Bernal Díaz del Castillo barely tries to conceal that the much-repeated Indians had something to do with the project, although authors such as Salvador de Madariaga prefer to conclude that the objective was a much more noble one, "to discover, to occupy ourselves and do things worthy of being told". But, in addition, governor Diego Velázquez himself wanted to participate in the project and he lent the money to build a boat, "...with the condition that [...] we had to go with three boats to some little islets that are between the island of Cuba and Honduras, that are now known as the islands of Los Guanaxes [Guanajes], and we had to go in arms and fill up the boats with a cargo of Indians from those islets to serve as slaves" (here Bernal uses the word esclavos, "slaves", against Velázquez, whereas he had previously avoided speaking of the Indians whom Velázquez had promised to him).
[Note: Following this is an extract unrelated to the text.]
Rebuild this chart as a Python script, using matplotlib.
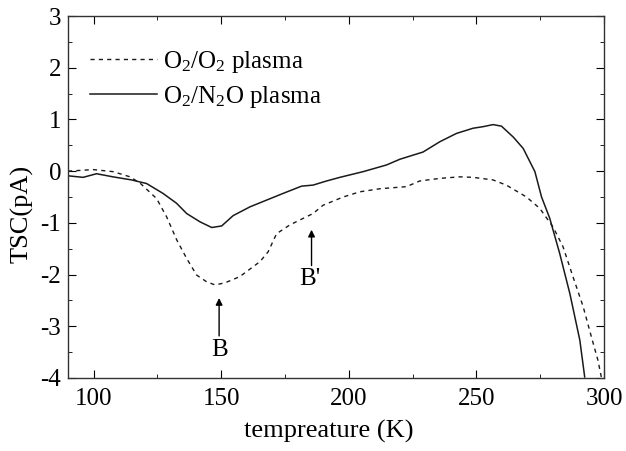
import matplotlib
matplotlib.use("Agg")
import matplotlib.pyplot as plt
from matplotlib.ticker import MultipleLocator

plt.rcParams['font.family'] = ['Liberation Serif', 'DejaVu Serif']
plt.rcParams['mathtext.fontset'] = 'custom'
plt.rcParams['mathtext.rm'] = 'Liberation Serif'
plt.rcParams['mathtext.default'] = 'regular'
plt.rcParams['axes.unicode_minus'] = False

# O2/N2O plasma (solid)
t_n2o = [90, 95.9, 101.2, 107.6, 114.9, 120.8, 127.2, 132.5, 136.5, 141.7, 146.3,
         150.2, 154.7, 161.3, 167.8, 174.3, 181.5, 186, 191.3, 196.5, 205.6, 214.8,
         220, 229.1, 235.7, 242.2, 248.7, 252.6, 256.5, 259.8, 264.4, 268.3, 272.9,
         275.5, 278.7, 282.6, 286.6, 290.5, 292.4]
tsc_n2o = [-0.09, -0.12, -0.05, -0.11, -0.17, -0.24, -0.43, -0.62, -0.82, -0.98, -1.09,
           -1.06, -0.86, -0.69, -0.56, -0.43, -0.29, -0.27, -0.19, -0.12, -0.01, 0.12,
           0.23, 0.37, 0.57, 0.73, 0.83, 0.86, 0.90, 0.87, 0.66, 0.44, -0.01,
           -0.50, -0.91, -1.59, -2.37, -3.27, -3.98]

# O2/O2 plasma (dashed)
t_o2 = [90, 99.9, 107.7, 114.3, 118.2, 124.7, 128.6, 132.6, 136.5, 140.4, 144.3,
        147.6, 151.5, 157.3, 165.2, 168.4, 171.7, 176.9, 183.5, 186, 189.9, 197.8,
        204.3, 212.2, 222.6, 227.8, 235.7, 243.5, 248.7, 256.5, 261.7, 269.6, 274.8,
        280, 283.9, 287.8, 291.8, 295, 297.6, 298.9]
tsc_o2 = [0.0, 0.03, -0.01, -0.11, -0.23, -0.53, -0.88, -1.33, -1.69, -2.01, -2.14,
          -2.2, -2.16, -2.04, -1.75, -1.56, -1.21, -1.04, -0.88, -0.82, -0.66, -0.5,
          -0.40, -0.34, -0.30, -0.19, -0.14, -0.11, -0.12, -0.17, -0.27, -0.50, -0.72,
          -1.08, -1.46, -2.04, -2.62, -3.2, -3.66, -3.98]

fig = plt.figure(figsize=(6.26, 4.51), dpi=100)
ax = fig.add_axes([0.1086, 0.1619, 0.8564, 0.8026])

ax.plot(t_o2, tsc_o2, color='#1a1a1a', lw=1.0, ls=(0, (3, 3)), label='O$_2$/O$_2$ plasma')
ax.plot(t_n2o, tsc_n2o, color='#1a1a1a', lw=1.1, ls='-', label='O$_2$/N$_2$O plasma')

ax.set_xlim(90, 300)
ax.set_ylim(-4, 3)
ax.xaxis.set_major_locator(MultipleLocator(50))
ax.xaxis.set_minor_locator(MultipleLocator(25))
ax.yaxis.set_major_locator(MultipleLocator(1))
ax.yaxis.set_minor_locator(MultipleLocator(0.5))
ax.tick_params(which='both', direction='in', top=True, right=True, labelsize=18)
ax.tick_params(axis='x', pad=7)
ax.tick_params(axis='y', pad=5)
ax.tick_params(which='major', length=6)
ax.tick_params(which='minor', length=3)
for s in ax.spines.values():
    s.set_linewidth(1.0)
    s.set_color('#333333')

ax.set_xlabel('tempreature (K)', fontsize=19, va='center')
ax.xaxis.set_label_coords(0.486, -0.149)
ax.set_ylabel('TSC(pA)', fontsize=19, va='center')
ax.yaxis.set_label_coords(-0.086, 0.453)

ax.legend(loc='upper left', bbox_to_anchor=(0.041, 0.909), frameon=False, fontsize=18,
          handlelength=2.68, handletextpad=0.24, labelspacing=0.35, borderaxespad=0,
          borderpad=0)

ax.annotate('', xy=(149.2, -2.40), xytext=(149.2, -3.24),
            arrowprops=dict(arrowstyle='-|>', color='black', lw=1.0, mutation_scale=10))
ax.text(149.2, -3.45, 'B', fontsize=18, ha='center', va='center')
ax.annotate('', xy=(185.4, -1.08), xytext=(185.4, -1.88),
            arrowprops=dict(arrowstyle='-|>', color='black', lw=1.0, mutation_scale=10))
ax.text(184.8, -2.08, "B'", fontsize=18, ha='center', va='center')

fig.savefig('out.png', dpi=100)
The chronicler immediately denied that he admits this pretension of Velázquez's: "we responded to him that what he said was not the command of God nor king, to make free men into slaves". If we are to believe Bernal, the governor sportingly admitted the denial and despite all this lent the money for the boat.

To evaluate the vague and even contradictory form in which Bernal treats the matter of kidnapping Indians as a possible objective of the voyage, one must take into account that he wrote his history of the conquest some fifty years after the occurrence of these events, and that at least in part his objective was to have his services and those of his fellow soldiers recognized by the Crown. It would have been difficult in these circumstances for him to have clearly stated that this had originally been a slaving expedition.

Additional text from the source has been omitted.